U.S. wholesale inventories increased strongly in August amid a stagnation in sales, a potential sign of an unwanted build-up of goods as higher interest rates dampen demand, which could hurt the economy in the coming year.
The Commerce Department said on Friday that wholesale inventories jumped 1.3% as reported last month. Stocks at wholesalers rose 0.6% in July. August’s increase was in line with economists’ expectations.
Economists polled by Reuters had expected August inventories would be unrevised. Wholesale inventories increased 25.0% in August on a year-on-year basis. Inventories are a key part of gross domestic product.
Wholesale motor vehicle inventories accelerated 5.1% after 2.5% in July.
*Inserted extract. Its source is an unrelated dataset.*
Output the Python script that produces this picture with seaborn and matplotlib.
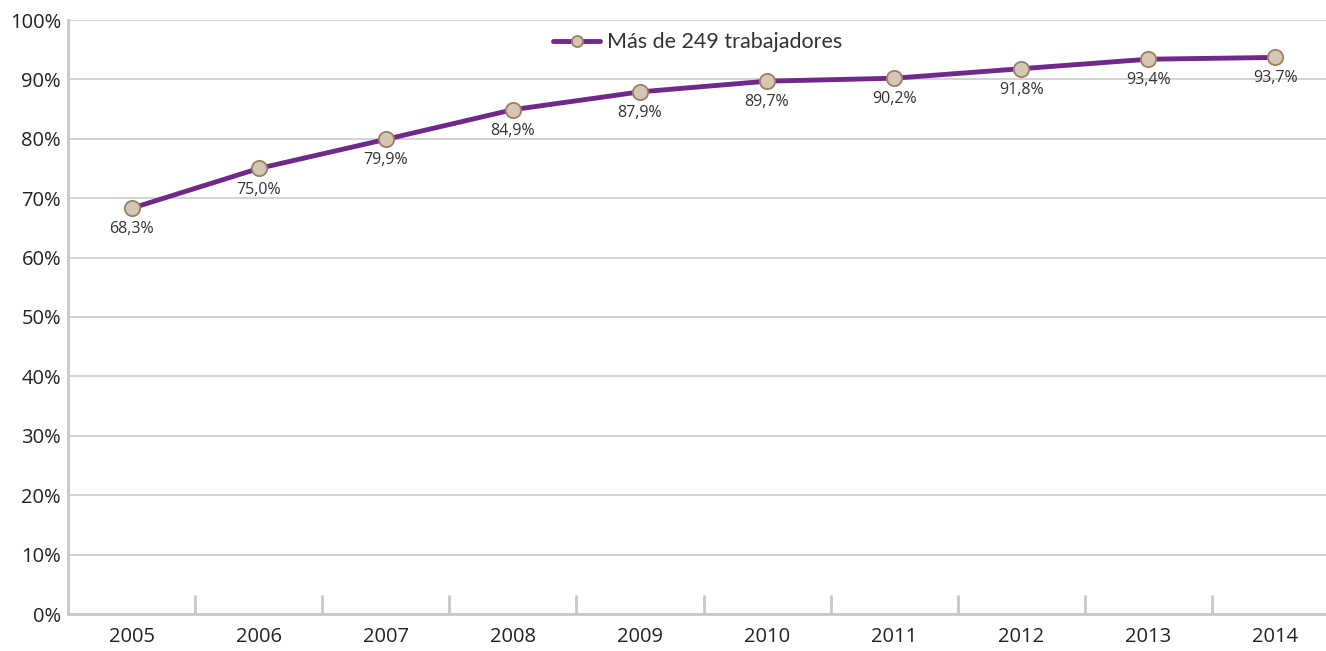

Wholesale inventories, excluding autos, increased 0.9% in August. This component goes into the calculation of GDP and suggested that inventory investment could provide a lift to economic growth in the third quarter.
A sharp slowdown in the pace of inventory accumulation in the second quarter relative to the January-March quarter’s brisk rate weighed on GDP last quarter. The economy contracted at a 0.6% annualized rate in the second quarter after shrinking at a 1.6% pace in the January-March period.
An unwanted accumulation of inventory is bad for the economy as it reduces the incentive for businesses to order more stock, undercutting manufacturing.
Sales at wholesalers edged up 0.1% in August after falling 1.5% in July. At August’s sales pace it would take wholesalers 1.31 months to clear shelves, up from 1.29 months in July.